Thoughts on a new doc: N M Browne
|Flowers and Prosecco from my sister!|
I think I might have a Phd. I mean I’m not sure because I haven’t worn a weird hat or been given a certificate, but I have been congratulated – a lot. It’s been lovely. I’ve drunk Prosecco and people have said nice things and I have demurred. ‘It’s only in Creative Writing,’ I say, as if that makes it worth less, as if writing doesn’t matter and being creative is something to be embarrassed about. Why do I do that?
OK, so am the kind of person who wouldn’t want to be in any club that had me as a member. I also tend to think that if I can do something then it has to be easy. I am in awe of people who can do the many things I can’t. I suppose that’s a personality thing but more than that I find myself colluding with the view that ‘soft’ subjects are for the intellectually feeble. I don’t argue when people talk of ‘Mickey Mouse’ subjects, when they denigrate those things that can’t be measured, weighed and scientifically valued. What am I thinking? Why does it have to be one or the other? Respect for the sciences should not involve contempt for the arts.
I’m sure I’m not the only writer to have internalised this value system. I could blame the patriarchy I suppose (I am inclined to blame it for most things.) I can’t blame my actual father as he was an artist and valued creativity both in the abstract and in his children. I could blame my education where those of us who were academic were steered away from anything remotely practical or creative: clever people don’t make things; they just criticise the things other people have made. It’s certainly true that we often pay ‘consultants’ advisors, critics etc more than those who do the work. Those who are most highly regarded in our society rarely demean themselves by getting their hands dirty. Too often creativity is only valued if it yields large sums of money, and as we all know, the most lucrative work may or may not be the most creatively successful
Perhaps as a society we are right to be wary of creativity. It is subversive, potentially radical, disruptive and challenging and exactly what we need right now. When the arts are under attack, when Classics, and Art History, Archaeology and Creative Writing are no longer available at ‘A’ level, when libraries are closing down and librarians sacked, maybe all of us practitioners, writers and artists, need to stand up for our subject and be prouder of what we do.
Another glass of Prosecco?
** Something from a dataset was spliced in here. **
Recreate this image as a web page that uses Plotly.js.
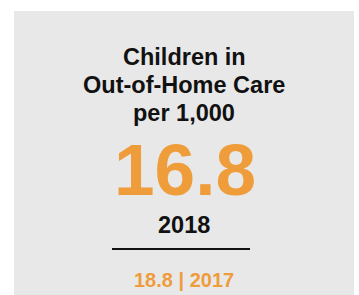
<!DOCTYPE html>
<html>
<head>
<meta charset="utf-8">
<script src="https://cdn.plot.ly/plotly-3.0.1.min.js"></script>
<style>html,body{margin:0;padding:0;background:#fff;}#chart{width:359px;height:295px;}</style>
</head>
<body>
<div id="chart"></div>
<script>
// Data
const titleLines = ["Children in", "Out-of-Home Care", "per 1,000"];
const years = [2017, 2018];
const values = [18.8, 16.8];

const ORANGE = "#ef9c3b";
const GRAY = "#e8e8e8";
const FONT = "Liberation Sans, Arial, Helvetica, sans-serif";

const cur = values.length - 1;
const prev = cur - 1;
const cx = 184;
const titleY = [57, 85, 113];

const annotations = titleLines.map((t, i) => ({
  xref: "x", yref: "y", x: cx, y: titleY[i], text: t,
  showarrow: false, xanchor: "center", yanchor: "middle", align: "center",
  font: {family: FONT, size: 23.5, color: "#111111", weight: "bold"}
}));

annotations.push(
  {xref: "x", yref: "y", x: cx + 1, y: 169, text: values[cur].toFixed(1),
   showarrow: false, xanchor: "center", yanchor: "middle",
   font: {family: FONT, size: 73, color: ORANGE, weight: "bold"}},
  {xref: "x", yref: "y", x: cx, y: 225, text: String(years[cur]),
   showarrow: false, xanchor: "center", yanchor: "middle",
   font: {family: FONT, size: 23.5, color: "#111111", weight: "bold"}},
  {xref: "x", yref: "y", x: cx, y: 280, text: values[prev].toFixed(1) + " | " + years[prev],
   showarrow: false, xanchor: "center", yanchor: "middle",
   font: {family: FONT, size: 20, color: ORANGE, weight: "bold"}}
);

const layout = {
  width: 359, height: 295,
  margin: {l: 0, r: 0, t: 0, b: 0, pad: 0},
  paper_bgcolor: "#ffffff",
  plot_bgcolor: "rgba(0,0,0,0)",
  showlegend: false,
  xaxis: {range: [0, 359], visible: false, fixedrange: true},
  yaxis: {range: [295, 0], visible: false, fixedrange: true},
  shapes: [
    {type: "rect", xref: "x", yref: "y", x0: 14, x1: 354, y0: 11, y1: 300,
     fillcolor: GRAY, line: {width: 0}, layer: "below"},
    {type: "line", xref: "x", yref: "y", x0: 112, x1: 250, y0: 249, y1: 249,
     line: {color: "#111111", width: 2}}
  ],
  annotations: annotations
};

Plotly.newPlot("chart", [], layout, {staticPlot: true, displayModeBar: false});
</script>
</body>
</html>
Don’t mind it I do.
But if you can 'only' figure out what's wrong with a car and fix it, or cut someone's hair perfectly, wire up a house or build a wall that'll keep the weather out for fifty years, then you're just a 'hand' and probably a bit dim and - let's be blunt - lower-class, even if you do sometimes earn as much as the professors and accountants.
Why can't we, as you say, except that Science and Art, mind-work and manual work are all equally valuable and necessary?
My cousin tells me that it is so in Switzerland: that accents count for nothing and a brick-layer or car mechanic is seen as the equal of the doctor. But I don't believe him.
That said - congratulations on the doctorate! They're hard to get and nowadays you can't get a uni appointment without them. And teaching creative writing in academia is one of the few ways writers can earn a living.
One of my friends is a distinguished retired neurosurgeon. We were at an illustrated talk by a composer who had completed an unfinished work by Vivaldi (I think) and he spoke so engagingly and excitedly about how he'd gone about it and the decisions he'd taken. When it was over, my neurosurgeon friend turned to me and said,'When I hear someone like him I feel that I have wasted my life.' I nearly fell over. He felt humbled. He thought that his own considerable skills were eclipsed by the creativity shown by the composer.
Many years ago I collaborated with a colleague on the writing of a book about teaching fiction in Middle Schools. In his first draft, my colleague said 'To write a novel is one of the highest and most significant achievements of humanity.' While we were still writing the book I had my first novel published. I noticed that in his second draft that sentence had disappeared. Was that when the rot set in?